## begin Dataset extract

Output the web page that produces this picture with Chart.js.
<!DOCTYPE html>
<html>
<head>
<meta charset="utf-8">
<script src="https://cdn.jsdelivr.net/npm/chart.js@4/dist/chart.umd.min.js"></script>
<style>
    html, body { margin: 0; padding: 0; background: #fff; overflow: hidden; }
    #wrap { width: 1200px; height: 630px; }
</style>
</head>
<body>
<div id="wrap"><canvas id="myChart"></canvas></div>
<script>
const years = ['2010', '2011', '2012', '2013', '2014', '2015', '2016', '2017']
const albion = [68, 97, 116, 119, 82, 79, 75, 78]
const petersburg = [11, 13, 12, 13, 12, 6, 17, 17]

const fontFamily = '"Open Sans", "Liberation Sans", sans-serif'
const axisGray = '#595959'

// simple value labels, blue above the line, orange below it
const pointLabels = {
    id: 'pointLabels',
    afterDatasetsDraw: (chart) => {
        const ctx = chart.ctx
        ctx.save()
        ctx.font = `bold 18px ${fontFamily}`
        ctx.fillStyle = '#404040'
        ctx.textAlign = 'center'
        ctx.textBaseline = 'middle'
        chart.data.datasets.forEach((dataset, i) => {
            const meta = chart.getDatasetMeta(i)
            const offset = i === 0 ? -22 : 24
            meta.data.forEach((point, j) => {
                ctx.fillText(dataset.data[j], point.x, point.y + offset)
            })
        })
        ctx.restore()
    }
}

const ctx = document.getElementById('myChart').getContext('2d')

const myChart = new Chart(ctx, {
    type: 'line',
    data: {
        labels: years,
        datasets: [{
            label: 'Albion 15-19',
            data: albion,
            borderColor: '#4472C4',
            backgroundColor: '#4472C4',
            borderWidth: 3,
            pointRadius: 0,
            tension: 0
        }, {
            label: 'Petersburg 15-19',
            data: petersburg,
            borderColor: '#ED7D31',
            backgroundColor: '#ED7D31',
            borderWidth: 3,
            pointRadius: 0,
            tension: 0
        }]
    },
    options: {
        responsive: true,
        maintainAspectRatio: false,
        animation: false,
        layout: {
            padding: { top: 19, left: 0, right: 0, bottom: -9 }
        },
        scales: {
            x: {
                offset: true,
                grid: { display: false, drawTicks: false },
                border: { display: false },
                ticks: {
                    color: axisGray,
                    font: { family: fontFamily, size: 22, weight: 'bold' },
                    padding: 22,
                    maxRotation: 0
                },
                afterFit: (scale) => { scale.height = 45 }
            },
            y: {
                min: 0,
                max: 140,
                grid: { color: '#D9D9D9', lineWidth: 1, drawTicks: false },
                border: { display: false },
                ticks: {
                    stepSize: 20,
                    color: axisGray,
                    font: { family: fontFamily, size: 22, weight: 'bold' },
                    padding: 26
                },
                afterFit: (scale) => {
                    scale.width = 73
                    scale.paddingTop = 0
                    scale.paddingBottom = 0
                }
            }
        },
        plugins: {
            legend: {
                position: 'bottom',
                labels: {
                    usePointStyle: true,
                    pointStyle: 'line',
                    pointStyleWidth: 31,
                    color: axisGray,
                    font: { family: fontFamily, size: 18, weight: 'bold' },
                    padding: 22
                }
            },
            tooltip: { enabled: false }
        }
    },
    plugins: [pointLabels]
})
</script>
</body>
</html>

## end Dataset extract
## begin Dataset extract

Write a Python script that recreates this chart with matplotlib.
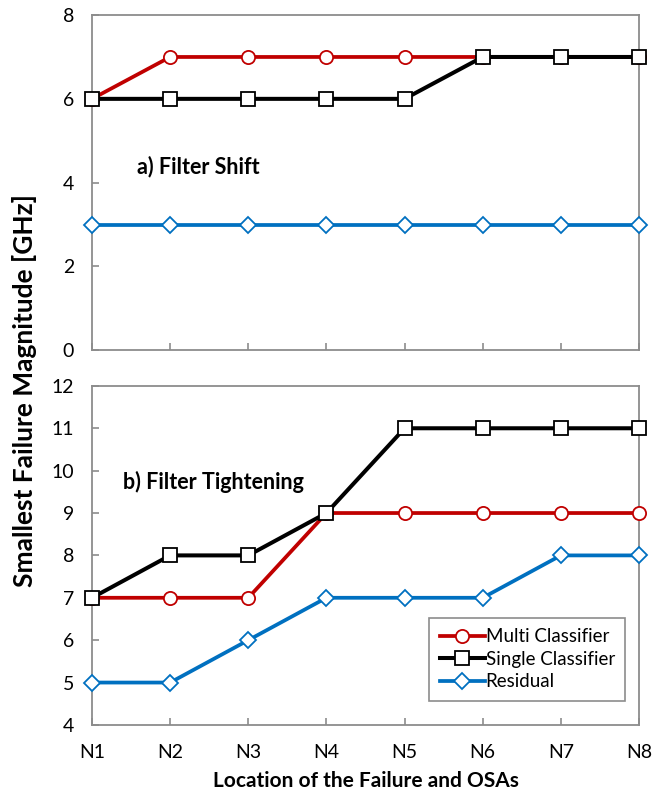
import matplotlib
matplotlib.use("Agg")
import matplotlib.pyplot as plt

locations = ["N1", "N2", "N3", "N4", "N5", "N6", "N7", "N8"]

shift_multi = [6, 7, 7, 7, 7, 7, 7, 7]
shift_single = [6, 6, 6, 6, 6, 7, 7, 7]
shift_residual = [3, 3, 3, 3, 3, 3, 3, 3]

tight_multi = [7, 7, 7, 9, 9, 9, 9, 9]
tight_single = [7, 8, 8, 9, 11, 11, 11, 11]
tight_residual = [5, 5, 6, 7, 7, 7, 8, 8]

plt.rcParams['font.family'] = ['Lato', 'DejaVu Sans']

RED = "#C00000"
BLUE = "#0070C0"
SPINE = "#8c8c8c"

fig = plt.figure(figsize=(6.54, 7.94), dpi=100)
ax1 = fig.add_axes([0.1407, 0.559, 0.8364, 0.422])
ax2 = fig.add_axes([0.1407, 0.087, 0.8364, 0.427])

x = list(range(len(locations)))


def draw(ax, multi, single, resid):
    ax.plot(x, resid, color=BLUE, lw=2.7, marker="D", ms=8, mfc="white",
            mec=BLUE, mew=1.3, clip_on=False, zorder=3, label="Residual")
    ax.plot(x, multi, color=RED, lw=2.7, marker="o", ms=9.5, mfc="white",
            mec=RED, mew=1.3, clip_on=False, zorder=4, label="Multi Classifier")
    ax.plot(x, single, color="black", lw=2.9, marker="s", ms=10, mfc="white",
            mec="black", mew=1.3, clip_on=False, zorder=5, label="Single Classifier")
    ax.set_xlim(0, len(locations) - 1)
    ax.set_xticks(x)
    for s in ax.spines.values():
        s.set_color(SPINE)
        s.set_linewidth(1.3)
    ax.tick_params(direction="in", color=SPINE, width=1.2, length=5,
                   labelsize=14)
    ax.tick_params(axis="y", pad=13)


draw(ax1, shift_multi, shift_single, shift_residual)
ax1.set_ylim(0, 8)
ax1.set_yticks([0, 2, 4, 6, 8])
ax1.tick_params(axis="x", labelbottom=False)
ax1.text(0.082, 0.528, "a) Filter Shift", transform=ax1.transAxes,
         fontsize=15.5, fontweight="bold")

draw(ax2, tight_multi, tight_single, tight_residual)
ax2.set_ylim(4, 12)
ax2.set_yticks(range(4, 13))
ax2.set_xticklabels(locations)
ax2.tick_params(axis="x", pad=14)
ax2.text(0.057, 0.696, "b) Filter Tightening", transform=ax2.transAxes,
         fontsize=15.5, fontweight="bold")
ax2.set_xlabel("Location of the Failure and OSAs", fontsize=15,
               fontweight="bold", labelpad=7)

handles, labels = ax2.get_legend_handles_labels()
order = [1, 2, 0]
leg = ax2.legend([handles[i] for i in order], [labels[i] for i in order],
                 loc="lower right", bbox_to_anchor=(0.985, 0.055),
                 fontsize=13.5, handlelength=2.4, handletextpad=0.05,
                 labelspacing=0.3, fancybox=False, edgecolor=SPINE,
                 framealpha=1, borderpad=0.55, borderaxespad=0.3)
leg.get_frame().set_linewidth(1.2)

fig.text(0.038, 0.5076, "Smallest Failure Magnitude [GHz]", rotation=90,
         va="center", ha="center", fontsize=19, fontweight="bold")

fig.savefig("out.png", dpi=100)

## end Dataset extract
## begin Dataset extract

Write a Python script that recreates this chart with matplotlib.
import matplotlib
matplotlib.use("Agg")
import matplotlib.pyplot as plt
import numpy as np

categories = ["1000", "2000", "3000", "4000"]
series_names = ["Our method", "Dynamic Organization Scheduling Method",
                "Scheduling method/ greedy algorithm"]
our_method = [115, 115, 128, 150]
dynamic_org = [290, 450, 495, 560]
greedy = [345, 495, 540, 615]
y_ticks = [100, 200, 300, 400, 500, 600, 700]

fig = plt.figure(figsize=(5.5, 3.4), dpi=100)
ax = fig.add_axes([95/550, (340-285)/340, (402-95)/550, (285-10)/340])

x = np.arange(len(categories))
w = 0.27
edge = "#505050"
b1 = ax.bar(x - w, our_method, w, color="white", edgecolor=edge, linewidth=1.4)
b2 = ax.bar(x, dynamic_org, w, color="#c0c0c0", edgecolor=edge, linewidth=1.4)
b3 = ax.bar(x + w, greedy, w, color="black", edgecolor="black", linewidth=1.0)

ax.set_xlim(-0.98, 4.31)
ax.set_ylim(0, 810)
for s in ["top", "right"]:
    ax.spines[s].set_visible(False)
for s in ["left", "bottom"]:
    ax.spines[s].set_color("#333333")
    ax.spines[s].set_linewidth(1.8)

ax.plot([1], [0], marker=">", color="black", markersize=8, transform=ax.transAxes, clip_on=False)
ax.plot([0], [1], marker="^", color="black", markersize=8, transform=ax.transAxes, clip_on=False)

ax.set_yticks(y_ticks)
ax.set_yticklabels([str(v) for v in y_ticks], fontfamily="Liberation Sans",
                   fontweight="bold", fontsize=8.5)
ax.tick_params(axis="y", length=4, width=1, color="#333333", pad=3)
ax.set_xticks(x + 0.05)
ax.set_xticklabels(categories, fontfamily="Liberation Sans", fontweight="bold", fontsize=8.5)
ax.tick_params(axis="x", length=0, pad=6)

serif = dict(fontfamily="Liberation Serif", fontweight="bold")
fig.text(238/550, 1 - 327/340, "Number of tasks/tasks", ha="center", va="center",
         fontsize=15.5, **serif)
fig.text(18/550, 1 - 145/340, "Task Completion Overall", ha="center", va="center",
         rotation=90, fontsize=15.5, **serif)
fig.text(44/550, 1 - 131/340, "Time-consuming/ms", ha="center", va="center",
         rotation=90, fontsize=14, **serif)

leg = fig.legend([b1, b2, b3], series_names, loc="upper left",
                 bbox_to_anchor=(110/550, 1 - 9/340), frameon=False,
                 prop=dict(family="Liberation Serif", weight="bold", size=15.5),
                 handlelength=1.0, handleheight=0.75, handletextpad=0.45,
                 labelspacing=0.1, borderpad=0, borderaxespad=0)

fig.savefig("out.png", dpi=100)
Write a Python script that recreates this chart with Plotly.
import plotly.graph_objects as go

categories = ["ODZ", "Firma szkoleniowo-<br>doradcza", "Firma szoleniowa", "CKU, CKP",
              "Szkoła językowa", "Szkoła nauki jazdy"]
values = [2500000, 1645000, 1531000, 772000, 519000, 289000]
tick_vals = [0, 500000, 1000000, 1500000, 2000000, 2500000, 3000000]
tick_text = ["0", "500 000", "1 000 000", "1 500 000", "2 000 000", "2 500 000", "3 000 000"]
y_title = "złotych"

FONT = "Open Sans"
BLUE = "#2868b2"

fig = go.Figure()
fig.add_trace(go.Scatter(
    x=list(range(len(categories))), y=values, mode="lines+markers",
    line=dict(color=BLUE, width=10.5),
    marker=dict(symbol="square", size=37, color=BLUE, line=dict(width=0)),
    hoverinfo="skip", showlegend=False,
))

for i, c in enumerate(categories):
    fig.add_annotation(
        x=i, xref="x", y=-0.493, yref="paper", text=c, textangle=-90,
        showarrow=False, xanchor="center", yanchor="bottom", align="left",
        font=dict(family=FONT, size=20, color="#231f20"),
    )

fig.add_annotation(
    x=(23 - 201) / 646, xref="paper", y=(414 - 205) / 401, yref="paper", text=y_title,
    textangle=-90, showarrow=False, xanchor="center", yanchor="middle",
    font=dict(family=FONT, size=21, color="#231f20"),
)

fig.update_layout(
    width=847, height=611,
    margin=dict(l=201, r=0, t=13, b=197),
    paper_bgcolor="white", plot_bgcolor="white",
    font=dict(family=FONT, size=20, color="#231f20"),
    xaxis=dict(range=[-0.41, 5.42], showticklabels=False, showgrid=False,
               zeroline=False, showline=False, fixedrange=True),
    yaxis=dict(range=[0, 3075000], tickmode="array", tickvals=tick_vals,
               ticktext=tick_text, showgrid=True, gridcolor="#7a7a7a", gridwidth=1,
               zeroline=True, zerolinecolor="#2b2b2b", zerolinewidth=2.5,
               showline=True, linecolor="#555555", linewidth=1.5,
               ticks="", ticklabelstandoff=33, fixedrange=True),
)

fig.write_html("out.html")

## end Dataset extract

*Work instructions:* Give back exactly the stretch that opens on the line with "Write a Python script that recreates this chart with Plotly." and closes on the line with "import plotly.graph_objects as go".

*Task solution:*
Write a Python script that recreates this chart with Plotly.
import plotly.graph_objects as go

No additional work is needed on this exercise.